§ Task goal
Print exactly the lines from the first one down to the line containing "(372,77) -- (372,803);", both ends included, with no pictures and nothing else.

§ Recorded information
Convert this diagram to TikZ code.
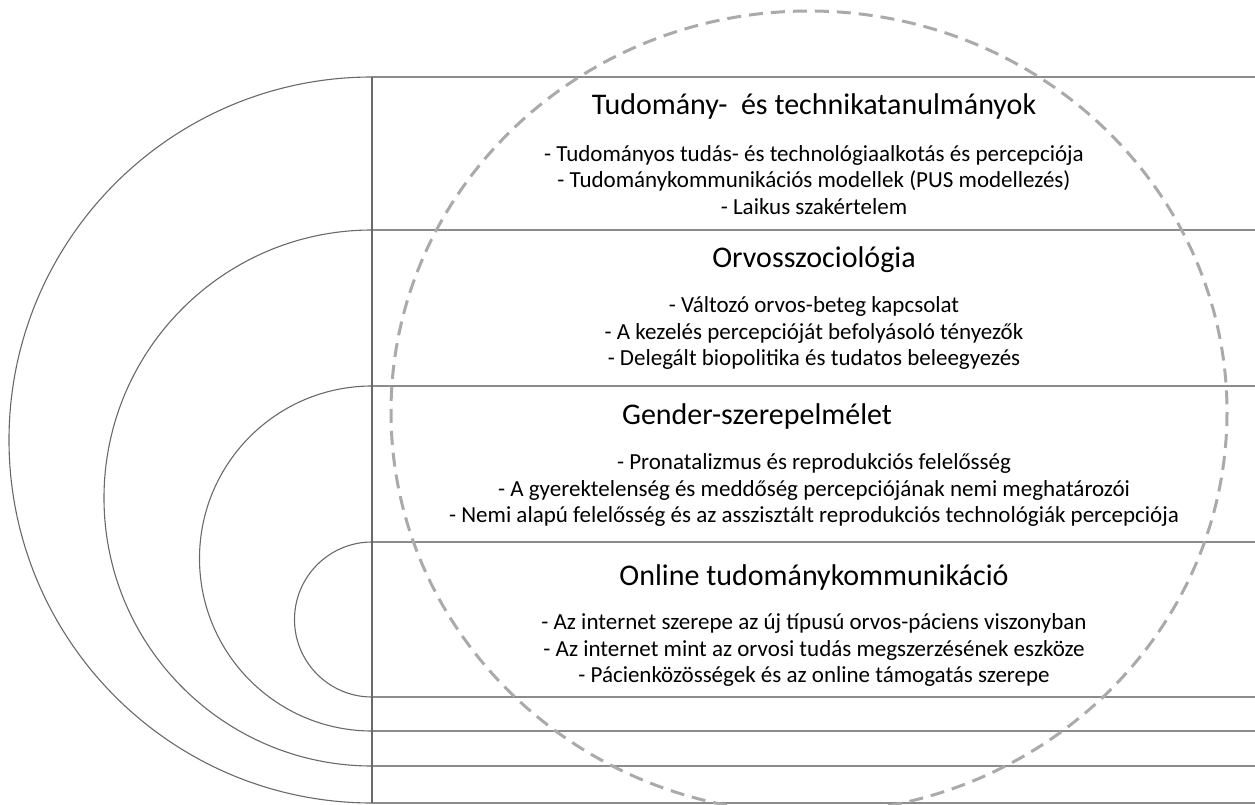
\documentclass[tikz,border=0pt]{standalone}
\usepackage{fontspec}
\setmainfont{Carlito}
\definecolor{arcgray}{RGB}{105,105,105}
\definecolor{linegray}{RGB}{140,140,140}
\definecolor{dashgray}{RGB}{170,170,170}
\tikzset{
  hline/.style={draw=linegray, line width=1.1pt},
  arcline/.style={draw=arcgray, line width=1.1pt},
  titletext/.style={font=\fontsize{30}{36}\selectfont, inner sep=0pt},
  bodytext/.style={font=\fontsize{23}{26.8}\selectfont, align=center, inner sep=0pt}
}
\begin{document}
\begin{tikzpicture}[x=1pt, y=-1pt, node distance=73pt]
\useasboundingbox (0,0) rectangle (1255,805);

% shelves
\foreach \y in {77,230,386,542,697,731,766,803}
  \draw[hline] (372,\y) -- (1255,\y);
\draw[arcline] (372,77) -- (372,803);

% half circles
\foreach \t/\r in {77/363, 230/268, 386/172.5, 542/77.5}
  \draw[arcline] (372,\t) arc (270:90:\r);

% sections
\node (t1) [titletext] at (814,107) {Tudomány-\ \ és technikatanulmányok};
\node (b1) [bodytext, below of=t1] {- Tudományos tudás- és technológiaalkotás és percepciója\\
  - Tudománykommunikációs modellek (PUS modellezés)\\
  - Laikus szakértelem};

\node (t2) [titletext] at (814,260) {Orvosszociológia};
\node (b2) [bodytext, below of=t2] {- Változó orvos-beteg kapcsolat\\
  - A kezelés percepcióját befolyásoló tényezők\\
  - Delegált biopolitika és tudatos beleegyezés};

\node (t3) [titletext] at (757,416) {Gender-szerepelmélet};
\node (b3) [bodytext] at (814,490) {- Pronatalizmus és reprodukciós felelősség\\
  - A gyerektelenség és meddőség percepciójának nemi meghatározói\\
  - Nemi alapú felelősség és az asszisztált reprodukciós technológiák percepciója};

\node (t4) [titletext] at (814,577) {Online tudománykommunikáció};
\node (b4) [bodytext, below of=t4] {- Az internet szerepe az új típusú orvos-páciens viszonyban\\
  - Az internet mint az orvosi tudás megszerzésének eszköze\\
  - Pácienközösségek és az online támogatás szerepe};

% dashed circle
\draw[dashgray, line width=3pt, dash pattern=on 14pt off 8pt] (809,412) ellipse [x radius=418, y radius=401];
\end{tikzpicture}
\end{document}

§ Correct result
Convert this diagram to TikZ code.
\documentclass[tikz,border=0pt]{standalone}
\usepackage{fontspec}
\setmainfont{Carlito}
\definecolor{arcgray}{RGB}{105,105,105}
\definecolor{linegray}{RGB}{140,140,140}
\definecolor{dashgray}{RGB}{170,170,170}
\tikzset{
  hline/.style={draw=linegray, line width=1.1pt},
  arcline/.style={draw=arcgray, line width=1.1pt},
  titletext/.style={font=\fontsize{30}{36}\selectfont, inner sep=0pt},
  bodytext/.style={font=\fontsize{23}{26.8}\selectfont, align=center, inner sep=0pt}
}
\begin{document}
\begin{tikzpicture}[x=1pt, y=-1pt, node distance=73pt]
\useasboundingbox (0,0) rectangle (1255,805);

% shelves
\foreach \y in {77,230,386,542,697,731,766,803}
  \draw[hline] (372,\y) -- (1255,\y);
\draw[arcline] (372,77) -- (372,803);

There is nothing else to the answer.